§ **What you have to do**: Return the lines that follow, exactly as they appear, from the first through the one containing "const yTickLabels = ['0.0', '100', '200'];"; no pictures are to be included.

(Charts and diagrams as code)
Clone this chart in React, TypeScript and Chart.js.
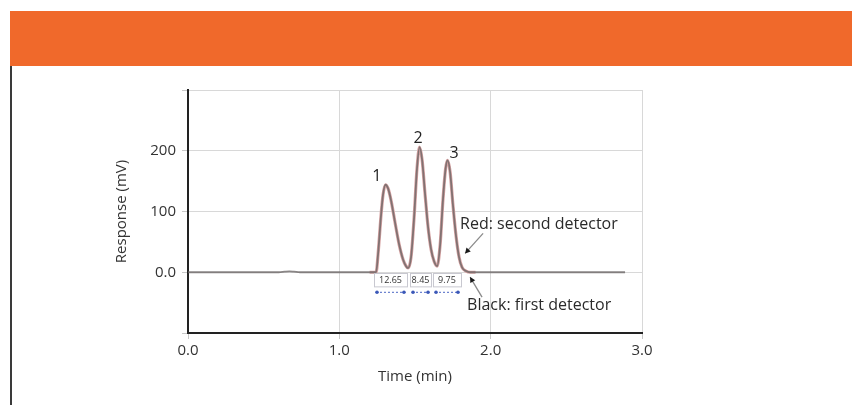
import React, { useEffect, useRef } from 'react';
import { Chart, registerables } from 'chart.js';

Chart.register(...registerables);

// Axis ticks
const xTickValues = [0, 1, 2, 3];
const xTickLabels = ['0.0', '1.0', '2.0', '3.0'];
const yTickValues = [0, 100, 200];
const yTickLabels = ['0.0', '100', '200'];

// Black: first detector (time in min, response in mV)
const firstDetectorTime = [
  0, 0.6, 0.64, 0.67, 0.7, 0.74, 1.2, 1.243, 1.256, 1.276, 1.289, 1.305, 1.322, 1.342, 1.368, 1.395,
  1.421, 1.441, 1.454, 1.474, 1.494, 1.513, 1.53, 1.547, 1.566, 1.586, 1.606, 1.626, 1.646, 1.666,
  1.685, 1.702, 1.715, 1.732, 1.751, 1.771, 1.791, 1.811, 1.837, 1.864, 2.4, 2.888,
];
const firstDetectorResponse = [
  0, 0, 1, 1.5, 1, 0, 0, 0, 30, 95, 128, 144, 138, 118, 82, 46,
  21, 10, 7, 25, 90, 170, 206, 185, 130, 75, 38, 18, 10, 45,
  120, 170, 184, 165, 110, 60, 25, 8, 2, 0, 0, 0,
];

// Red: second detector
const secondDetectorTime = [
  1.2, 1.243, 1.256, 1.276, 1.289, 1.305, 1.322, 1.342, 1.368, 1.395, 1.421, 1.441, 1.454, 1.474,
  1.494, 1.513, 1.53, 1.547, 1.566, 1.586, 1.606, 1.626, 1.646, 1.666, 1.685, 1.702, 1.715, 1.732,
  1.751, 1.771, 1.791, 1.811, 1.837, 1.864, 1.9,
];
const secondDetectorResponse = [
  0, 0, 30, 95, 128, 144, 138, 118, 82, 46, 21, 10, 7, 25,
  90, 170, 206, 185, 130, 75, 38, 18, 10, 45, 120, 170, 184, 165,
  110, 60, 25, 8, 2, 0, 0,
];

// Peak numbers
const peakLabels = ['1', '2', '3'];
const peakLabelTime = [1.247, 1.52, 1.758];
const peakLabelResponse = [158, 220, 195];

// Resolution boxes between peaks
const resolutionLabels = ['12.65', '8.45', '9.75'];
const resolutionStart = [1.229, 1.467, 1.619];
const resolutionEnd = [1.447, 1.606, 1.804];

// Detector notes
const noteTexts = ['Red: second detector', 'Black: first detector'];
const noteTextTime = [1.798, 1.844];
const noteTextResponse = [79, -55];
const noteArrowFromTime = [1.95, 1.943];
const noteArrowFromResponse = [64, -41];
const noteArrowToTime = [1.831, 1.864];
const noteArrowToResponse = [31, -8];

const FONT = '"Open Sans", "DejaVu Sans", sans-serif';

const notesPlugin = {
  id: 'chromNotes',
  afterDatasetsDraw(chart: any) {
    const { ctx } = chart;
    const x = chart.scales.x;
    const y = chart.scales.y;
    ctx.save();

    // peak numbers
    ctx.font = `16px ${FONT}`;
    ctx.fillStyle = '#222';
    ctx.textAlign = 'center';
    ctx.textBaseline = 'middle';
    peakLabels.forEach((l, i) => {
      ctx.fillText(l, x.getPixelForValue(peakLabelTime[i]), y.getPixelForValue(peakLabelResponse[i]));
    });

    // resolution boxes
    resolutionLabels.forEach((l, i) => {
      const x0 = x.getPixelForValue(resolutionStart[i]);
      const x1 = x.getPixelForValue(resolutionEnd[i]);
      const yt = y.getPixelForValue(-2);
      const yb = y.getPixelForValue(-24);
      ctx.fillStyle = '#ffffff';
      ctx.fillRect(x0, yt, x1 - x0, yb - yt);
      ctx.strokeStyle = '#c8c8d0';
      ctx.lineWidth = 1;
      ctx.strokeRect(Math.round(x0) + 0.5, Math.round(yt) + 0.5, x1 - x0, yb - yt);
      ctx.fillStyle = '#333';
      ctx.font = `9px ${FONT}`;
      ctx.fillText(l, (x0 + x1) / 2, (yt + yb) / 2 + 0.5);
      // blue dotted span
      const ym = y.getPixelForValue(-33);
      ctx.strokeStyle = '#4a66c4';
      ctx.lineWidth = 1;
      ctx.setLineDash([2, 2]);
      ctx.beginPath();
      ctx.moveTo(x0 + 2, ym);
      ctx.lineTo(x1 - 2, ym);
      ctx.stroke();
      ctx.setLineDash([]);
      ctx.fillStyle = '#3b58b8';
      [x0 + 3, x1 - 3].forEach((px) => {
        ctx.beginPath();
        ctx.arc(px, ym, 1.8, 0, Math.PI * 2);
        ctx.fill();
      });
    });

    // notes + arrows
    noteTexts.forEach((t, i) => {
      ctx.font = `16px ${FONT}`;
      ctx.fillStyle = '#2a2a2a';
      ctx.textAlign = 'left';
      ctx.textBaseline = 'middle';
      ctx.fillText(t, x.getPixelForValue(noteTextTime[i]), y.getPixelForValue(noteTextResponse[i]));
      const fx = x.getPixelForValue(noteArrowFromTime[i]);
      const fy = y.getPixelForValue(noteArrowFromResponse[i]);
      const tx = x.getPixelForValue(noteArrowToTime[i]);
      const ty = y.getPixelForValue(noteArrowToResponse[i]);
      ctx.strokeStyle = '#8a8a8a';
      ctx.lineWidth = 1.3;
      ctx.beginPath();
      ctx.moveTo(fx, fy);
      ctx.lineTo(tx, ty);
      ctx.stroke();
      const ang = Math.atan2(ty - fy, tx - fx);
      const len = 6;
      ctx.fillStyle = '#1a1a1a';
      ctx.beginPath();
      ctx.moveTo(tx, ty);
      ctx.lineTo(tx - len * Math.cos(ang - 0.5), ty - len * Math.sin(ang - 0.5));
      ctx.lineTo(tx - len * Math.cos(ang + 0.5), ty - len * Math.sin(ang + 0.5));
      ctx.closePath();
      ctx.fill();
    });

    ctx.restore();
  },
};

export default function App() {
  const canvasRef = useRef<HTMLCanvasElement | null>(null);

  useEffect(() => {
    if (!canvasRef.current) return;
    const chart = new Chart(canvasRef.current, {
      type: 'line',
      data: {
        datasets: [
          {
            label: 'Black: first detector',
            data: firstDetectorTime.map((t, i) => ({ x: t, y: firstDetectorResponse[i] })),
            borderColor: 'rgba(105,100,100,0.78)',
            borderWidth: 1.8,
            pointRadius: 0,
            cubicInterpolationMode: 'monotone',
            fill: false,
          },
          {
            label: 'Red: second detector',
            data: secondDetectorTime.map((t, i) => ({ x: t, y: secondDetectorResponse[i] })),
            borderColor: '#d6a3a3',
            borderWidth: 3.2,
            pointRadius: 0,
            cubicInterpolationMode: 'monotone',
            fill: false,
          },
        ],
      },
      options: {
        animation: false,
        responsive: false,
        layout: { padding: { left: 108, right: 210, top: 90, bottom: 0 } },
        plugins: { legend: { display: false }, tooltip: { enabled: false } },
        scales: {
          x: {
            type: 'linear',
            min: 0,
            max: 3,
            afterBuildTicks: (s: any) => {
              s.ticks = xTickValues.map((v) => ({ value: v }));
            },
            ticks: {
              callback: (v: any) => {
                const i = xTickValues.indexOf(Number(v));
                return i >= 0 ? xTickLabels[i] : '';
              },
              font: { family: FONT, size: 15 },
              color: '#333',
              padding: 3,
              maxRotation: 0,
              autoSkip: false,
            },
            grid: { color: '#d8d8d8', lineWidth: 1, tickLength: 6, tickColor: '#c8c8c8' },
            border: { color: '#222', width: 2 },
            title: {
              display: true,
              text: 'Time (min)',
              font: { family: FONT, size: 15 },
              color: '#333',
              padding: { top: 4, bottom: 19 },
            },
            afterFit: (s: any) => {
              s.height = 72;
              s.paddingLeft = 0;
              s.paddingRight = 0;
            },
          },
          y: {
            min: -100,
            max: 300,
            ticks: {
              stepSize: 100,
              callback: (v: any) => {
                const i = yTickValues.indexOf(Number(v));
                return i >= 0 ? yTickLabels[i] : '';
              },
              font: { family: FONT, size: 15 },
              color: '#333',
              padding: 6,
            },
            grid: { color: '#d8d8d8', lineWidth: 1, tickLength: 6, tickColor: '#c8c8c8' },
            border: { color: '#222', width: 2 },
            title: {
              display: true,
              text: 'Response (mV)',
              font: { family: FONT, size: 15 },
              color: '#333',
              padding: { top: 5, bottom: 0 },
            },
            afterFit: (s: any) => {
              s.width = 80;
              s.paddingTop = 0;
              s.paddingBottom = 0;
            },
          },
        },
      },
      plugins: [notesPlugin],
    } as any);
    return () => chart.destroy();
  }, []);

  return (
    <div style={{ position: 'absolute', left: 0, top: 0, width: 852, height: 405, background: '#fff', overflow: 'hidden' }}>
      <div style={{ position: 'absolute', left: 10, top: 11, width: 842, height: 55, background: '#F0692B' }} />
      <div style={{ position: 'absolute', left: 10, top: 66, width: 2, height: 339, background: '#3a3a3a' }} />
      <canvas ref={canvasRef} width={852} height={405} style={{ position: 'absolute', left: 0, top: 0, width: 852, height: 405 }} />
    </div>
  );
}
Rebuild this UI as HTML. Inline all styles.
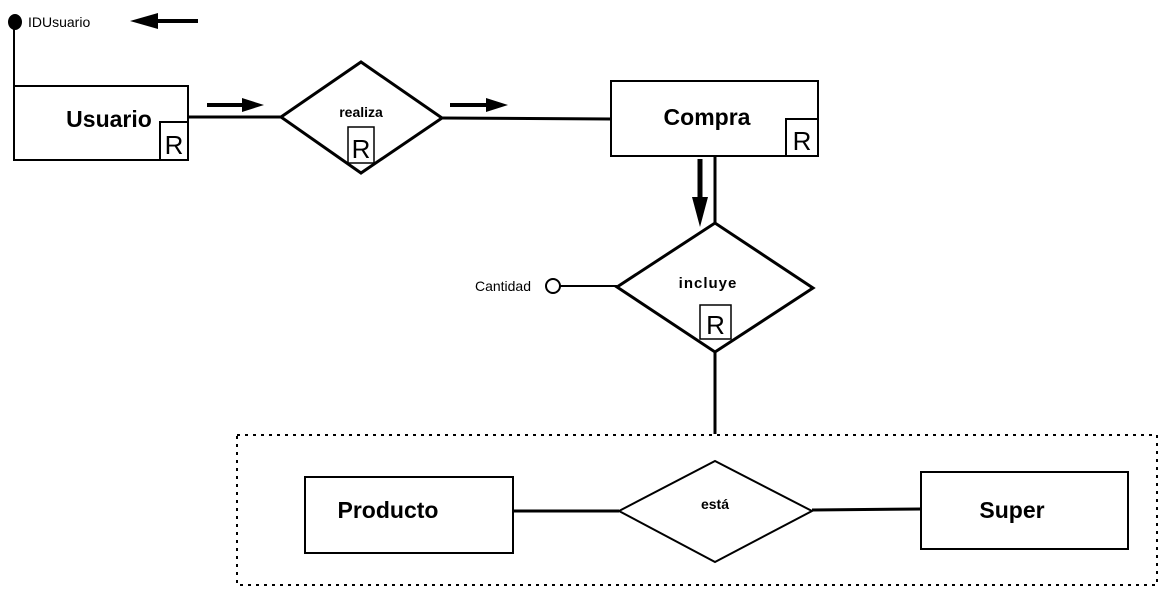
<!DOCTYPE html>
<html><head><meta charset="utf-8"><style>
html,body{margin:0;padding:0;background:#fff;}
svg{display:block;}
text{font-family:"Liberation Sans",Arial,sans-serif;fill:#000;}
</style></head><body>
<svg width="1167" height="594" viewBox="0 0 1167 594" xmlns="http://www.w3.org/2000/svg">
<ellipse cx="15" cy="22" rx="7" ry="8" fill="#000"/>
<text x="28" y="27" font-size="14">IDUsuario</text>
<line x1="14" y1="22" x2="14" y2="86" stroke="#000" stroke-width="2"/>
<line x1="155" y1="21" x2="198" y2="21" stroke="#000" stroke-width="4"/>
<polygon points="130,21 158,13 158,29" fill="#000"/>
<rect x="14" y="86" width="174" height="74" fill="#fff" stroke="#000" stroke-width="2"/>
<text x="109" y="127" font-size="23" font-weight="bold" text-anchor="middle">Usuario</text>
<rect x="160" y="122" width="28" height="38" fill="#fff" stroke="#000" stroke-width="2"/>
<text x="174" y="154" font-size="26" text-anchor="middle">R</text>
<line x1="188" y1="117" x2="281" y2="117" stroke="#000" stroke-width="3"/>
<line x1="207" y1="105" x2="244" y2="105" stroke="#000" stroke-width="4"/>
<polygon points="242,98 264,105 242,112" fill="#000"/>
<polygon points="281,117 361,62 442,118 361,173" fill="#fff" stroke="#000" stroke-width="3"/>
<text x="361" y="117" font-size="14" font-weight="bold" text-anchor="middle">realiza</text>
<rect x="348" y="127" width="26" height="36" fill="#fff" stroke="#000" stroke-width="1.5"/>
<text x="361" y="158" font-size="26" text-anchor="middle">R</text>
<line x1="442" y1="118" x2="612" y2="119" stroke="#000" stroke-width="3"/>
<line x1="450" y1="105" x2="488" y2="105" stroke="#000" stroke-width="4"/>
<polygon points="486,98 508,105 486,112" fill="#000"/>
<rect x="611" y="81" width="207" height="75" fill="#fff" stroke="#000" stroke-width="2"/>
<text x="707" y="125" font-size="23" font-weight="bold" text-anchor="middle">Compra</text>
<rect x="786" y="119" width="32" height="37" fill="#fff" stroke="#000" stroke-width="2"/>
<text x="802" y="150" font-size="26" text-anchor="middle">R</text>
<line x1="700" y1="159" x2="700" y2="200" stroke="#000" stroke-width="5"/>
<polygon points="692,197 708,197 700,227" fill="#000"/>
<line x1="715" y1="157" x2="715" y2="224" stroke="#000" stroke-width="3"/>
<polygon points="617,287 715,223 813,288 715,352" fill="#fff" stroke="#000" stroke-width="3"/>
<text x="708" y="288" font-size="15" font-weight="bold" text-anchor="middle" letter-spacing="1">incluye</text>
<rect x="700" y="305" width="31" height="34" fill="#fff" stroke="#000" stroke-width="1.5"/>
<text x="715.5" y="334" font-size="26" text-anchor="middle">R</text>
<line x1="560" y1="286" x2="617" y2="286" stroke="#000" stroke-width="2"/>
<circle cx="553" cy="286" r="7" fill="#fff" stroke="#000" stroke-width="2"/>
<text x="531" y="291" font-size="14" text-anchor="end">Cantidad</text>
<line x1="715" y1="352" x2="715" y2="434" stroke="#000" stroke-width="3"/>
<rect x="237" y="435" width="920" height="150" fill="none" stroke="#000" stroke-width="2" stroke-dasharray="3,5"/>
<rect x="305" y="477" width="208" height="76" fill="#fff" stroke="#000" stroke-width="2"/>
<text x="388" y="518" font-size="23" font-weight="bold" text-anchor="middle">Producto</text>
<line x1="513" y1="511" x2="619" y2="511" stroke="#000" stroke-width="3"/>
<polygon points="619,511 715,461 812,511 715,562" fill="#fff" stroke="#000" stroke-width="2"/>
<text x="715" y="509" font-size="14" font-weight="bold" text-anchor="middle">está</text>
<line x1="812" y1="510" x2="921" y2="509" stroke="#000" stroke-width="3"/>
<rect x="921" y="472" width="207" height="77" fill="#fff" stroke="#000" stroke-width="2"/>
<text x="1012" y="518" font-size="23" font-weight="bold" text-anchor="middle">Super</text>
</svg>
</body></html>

§ **Reply**:
Clone this chart in React, TypeScript and Chart.js.
import React, { useEffect, useRef } from 'react';
import { Chart, registerables } from 'chart.js';

Chart.register(...registerables);

// Axis ticks
const xTickValues = [0, 1, 2, 3];
const xTickLabels = ['0.0', '1.0', '2.0', '3.0'];
const yTickValues = [0, 100, 200];
const yTickLabels = ['0.0', '100', '200'];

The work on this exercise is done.